= Roger Sommer (politician) =

American politician

Roger A. Sommer is an American politician who served as a Republican member of the Illinois Senate from 1973 to 1987.

==Biography==
Sommer was born November 6, 1943, in Peoria, Illinois. He was raised in Tazewell County, Illinois. He graduated from Morton High School. He then attended Bradley University, receiving a Bachelor of Arts, and the University of Virginia School of Law, receiving a Bachelor of Laws. He was admitted to the Virginia State Bar and later to practice law in Illinois. Sommer went on to serve as an Assistant Attorney General with the Office of the Illinois Attorney General. Sommer is a veteran of the United States Army.

In 1972, Sommer was elected to the Illinois Senate representing the 45th district, which at that time, included all or portions of LaSalle, Putnam, Marshall, Woodford, and Tazewell counties in Central Illinois.
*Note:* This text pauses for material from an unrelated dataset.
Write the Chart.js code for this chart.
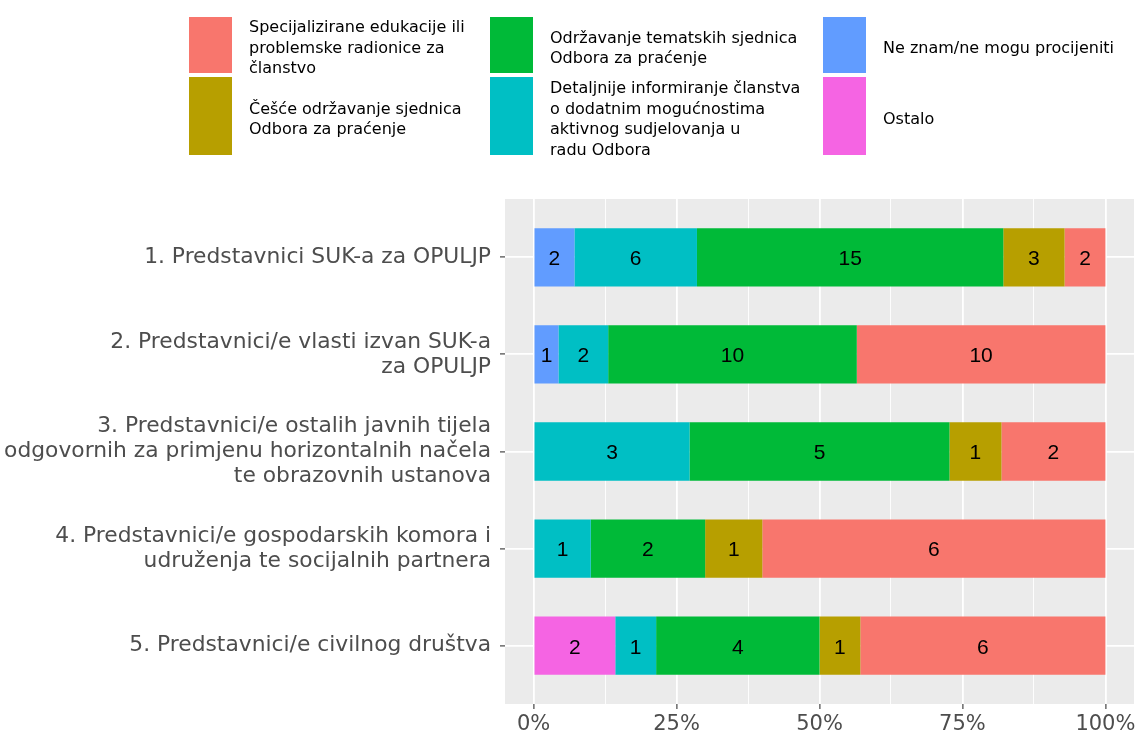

After the Cutback Amendment, the 45th was redistricted to include Marshall, Woodford, and Tazewell, McLean, Logan, DeWitt, Menard, and Sangamon counties. Sommer chose not to run for reelection in 1986. He was succeeded by fellow Republican Robert Madigan, then the City Clerk of Lincoln, Illinois. His papers are stored at the Abraham Lincoln Presidential Library and Museum.

In 1993, he was appointed Chief Justice of the Illinois Claims Court for a term ending in 1995.

In 1999, his brother Keith, was elected to the Illinois House of Representatives.